**Job**
Copy the data below exactly, omitting any picture it contains.

**Record excerpts**

···

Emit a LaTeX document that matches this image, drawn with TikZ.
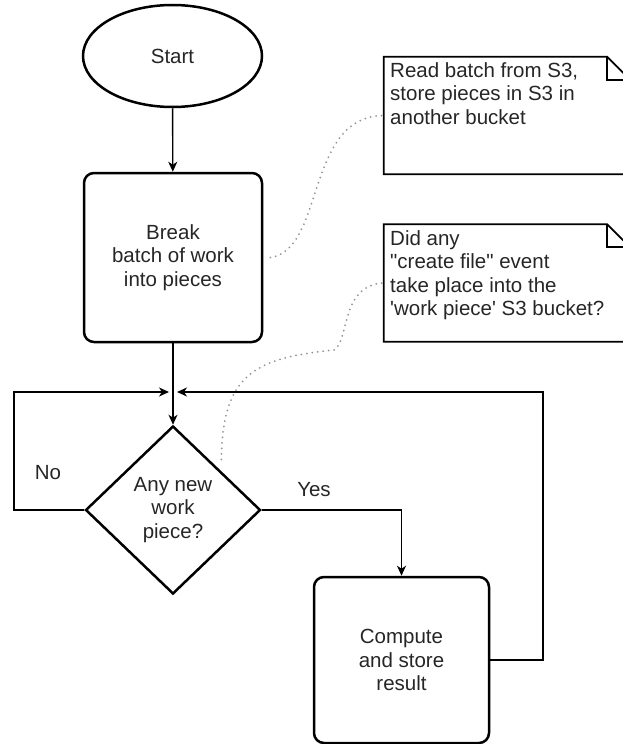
\documentclass[tikz,border=0pt]{standalone}
\usepackage{fontspec}
\setmainfont{Liberation Sans}[Ligatures=TeXOff]
\usetikzlibrary{shapes.geometric,arrows.meta}
\begin{document}
\begin{tikzpicture}[x=1pt,y=-1pt,
  txt/.style={font=\fontsize{20.5}{23.5}\selectfont, text=black!85},
  ell/.style={ellipse, draw, line width=2.5pt, minimum width=179pt, minimum height=102pt, inner sep=0pt, txt},
  proc/.style={rectangle, rounded corners=10pt, draw, line width=2.5pt, inner sep=0pt, align=center, txt},
  dec/.style={diamond, draw, line width=2.5pt, inner sep=0pt, align=center, txt, minimum width=175pt, minimum height=168pt},
  link/.style={line width=1.4pt, -{Stealth[length=10pt,width=9pt,inset=3pt]}},
  notebox/.style={rectangle, inner sep=0pt, minimum width=246pt, minimum height=117pt},
  noteline/.style={line width=1.8pt, line join=miter},
  notetxt/.style={txt, align=left, inner sep=0pt, anchor=north west},
  dots/.style={draw=gray!85, line width=2pt, dash pattern=on 0pt off 5.5pt, line cap=round},
  lbl/.style={txt, inner sep=0pt}]
\useasboundingbox (0,0) rectangle (623,744);

% main flow
\node[ell] (start) at (172.5,56) {Start};
\node[proc, minimum width=178pt, minimum height=169pt] (break) at (173,257.5) {Break\\batch of work\\into pieces};
\coordinate (j) at (173,392);
\node[dec] (dia) at (173,510) {Any new\\work\\piece?};
\node[proc, minimum width=175pt, minimum height=166pt] (comp) at (401.5,660) {Compute\\and store\\result};
\coordinate (nl) at (14,392);
\coordinate (rr) at (543,392);

\draw[link] (start) -- (break);
\draw[link] (break.south) -- (dia.north);
\draw[link] (dia.west) -| (nl) -- ([xshift=-4pt]j);
\draw[link] (dia.east) -| (comp.north);
\draw[link] (comp.east) -| (rr) -- ([xshift=4pt]j);

\node[lbl] (no) at (48,473) {No};
\node[lbl] (yes) at (314,490) {Yes};

% notes
\node[notebox] (note1) at (507,115.5) {};
\draw[noteline] (note1.south west) -- (note1.north west) -- ([xshift=-23pt]note1.north east)
  -- ([yshift=-23pt]note1.north east) -- (note1.south east) -- cycle;
\draw[noteline] ([xshift=-23pt]note1.north east) -- ([xshift=-23pt,yshift=-23pt]note1.north east) -- ([yshift=-23pt]note1.north east);
\node[notetxt] (n1txt) at (390,62) {Read batch from S3,\\store pieces in S3 in\\another bucket};

\node[notebox] (note2) at (507,283) {};
\draw[noteline] (note2.south west) -- (note2.north west) -- ([xshift=-23pt]note2.north east)
  -- ([yshift=-23pt]note2.north east) -- (note2.south east) -- cycle;
\draw[noteline] ([xshift=-23pt]note2.north east) -- ([xshift=-23pt,yshift=-23pt]note2.north east) -- ([yshift=-23pt]note2.north east);
\node[notetxt] (n2txt) at (390,230) {Did any\\"create file" event\\take place into the\\'work piece' S3 bucket?};

% dotted annotation links
\draw[dots] ([xshift=7pt]break.east) .. controls (325,250) and (305,116) .. (note1.west);
\draw[dots] ([shift={(4,-8)}]dia.north east) .. controls (222,370) and (260,358) .. (334,350)
  .. controls (350,340) and (340,285) .. (note2.west);
\end{tikzpicture}
\end{document}
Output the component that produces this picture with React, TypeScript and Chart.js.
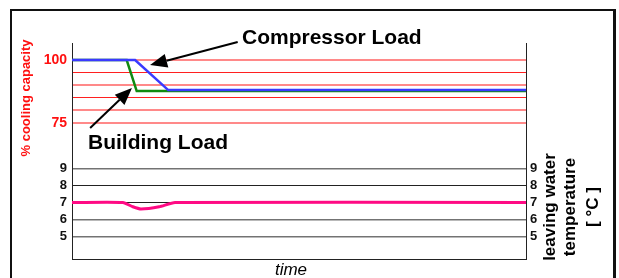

···

**Task result**
Emit a LaTeX document that matches this image, drawn with TikZ.
\documentclass[tikz,border=0pt]{standalone}
\usepackage{fontspec}
\setmainfont{Liberation Sans}[Ligatures=TeXOff]
\usetikzlibrary{shapes.geometric,arrows.meta}
\begin{document}
\begin{tikzpicture}[x=1pt,y=-1pt,
  txt/.style={font=\fontsize{20.5}{23.5}\selectfont, text=black!85},
  ell/.style={ellipse, draw, line width=2.5pt, minimum width=179pt, minimum height=102pt, inner sep=0pt, txt},
  proc/.style={rectangle, rounded corners=10pt, draw, line width=2.5pt, inner sep=0pt, align=center, txt},
  dec/.style={diamond, draw, line width=2.5pt, inner sep=0pt, align=center, txt, minimum width=175pt, minimum height=168pt},
  link/.style={line width=1.4pt, -{Stealth[length=10pt,width=9pt,inset=3pt]}},
  notebox/.style={rectangle, inner sep=0pt, minimum width=246pt, minimum height=117pt},
  noteline/.style={line width=1.8pt, line join=miter},
  notetxt/.style={txt, align=left, inner sep=0pt, anchor=north west},
  dots/.style={draw=gray!85, line width=2pt, dash pattern=on 0pt off 5.5pt, line cap=round},
  lbl/.style={txt, inner sep=0pt}]
\useasboundingbox (0,0) rectangle (623,744);

% main flow
\node[ell] (start) at (172.5,56) {Start};
\node[proc, minimum width=178pt, minimum height=169pt] (break) at (173,257.5) {Break\\batch of work\\into pieces};
\coordinate (j) at (173,392);
\node[dec] (dia) at (173,510) {Any new\\work\\piece?};
\node[proc, minimum width=175pt, minimum height=166pt] (comp) at (401.5,660) {Compute\\and store\\result};
\coordinate (nl) at (14,392);
\coordinate (rr) at (543,392);

\draw[link] (start) -- (break);
\draw[link] (break.south) -- (dia.north);
\draw[link] (dia.west) -| (nl) -- ([xshift=-4pt]j);
\draw[link] (dia.east) -| (comp.north);
\draw[link] (comp.east) -| (rr) -- ([xshift=4pt]j);

\node[lbl] (no) at (48,473) {No};
\node[lbl] (yes) at (314,490) {Yes};

% notes
\node[notebox] (note1) at (507,115.5) {};
\draw[noteline] (note1.south west) -- (note1.north west) -- ([xshift=-23pt]note1.north east)
  -- ([yshift=-23pt]note1.north east) -- (note1.south east) -- cycle;
\draw[noteline] ([xshift=-23pt]note1.north east) -- ([xshift=-23pt,yshift=-23pt]note1.north east) -- ([yshift=-23pt]note1.north east);
\node[notetxt] (n1txt) at (390,62) {Read batch from S3,\\store pieces in S3 in\\another bucket};

\node[notebox] (note2) at (507,283) {};
\draw[noteline] (note2.south west) -- (note2.north west) -- ([xshift=-23pt]note2.north east)
  -- ([yshift=-23pt]note2.north east) -- (note2.south east) -- cycle;
\draw[noteline] ([xshift=-23pt]note2.north east) -- ([xshift=-23pt,yshift=-23pt]note2.north east) -- ([yshift=-23pt]note2.north east);
\node[notetxt] (n2txt) at (390,230) {Did any\\"create file" event\\take place into the\\'work piece' S3 bucket?};

% dotted annotation links
\draw[dots] ([xshift=7pt]break.east) .. controls (325,250) and (305,116) .. (note1.west);
\draw[dots] ([shift={(4,-8)}]dia.north east) .. controls (222,370) and (260,358) .. (334,350)
  .. controls (350,340) and (340,285) .. (note2.west);
\end{tikzpicture}
\end{document}
Output the component that produces this picture with React, TypeScript and Chart.js.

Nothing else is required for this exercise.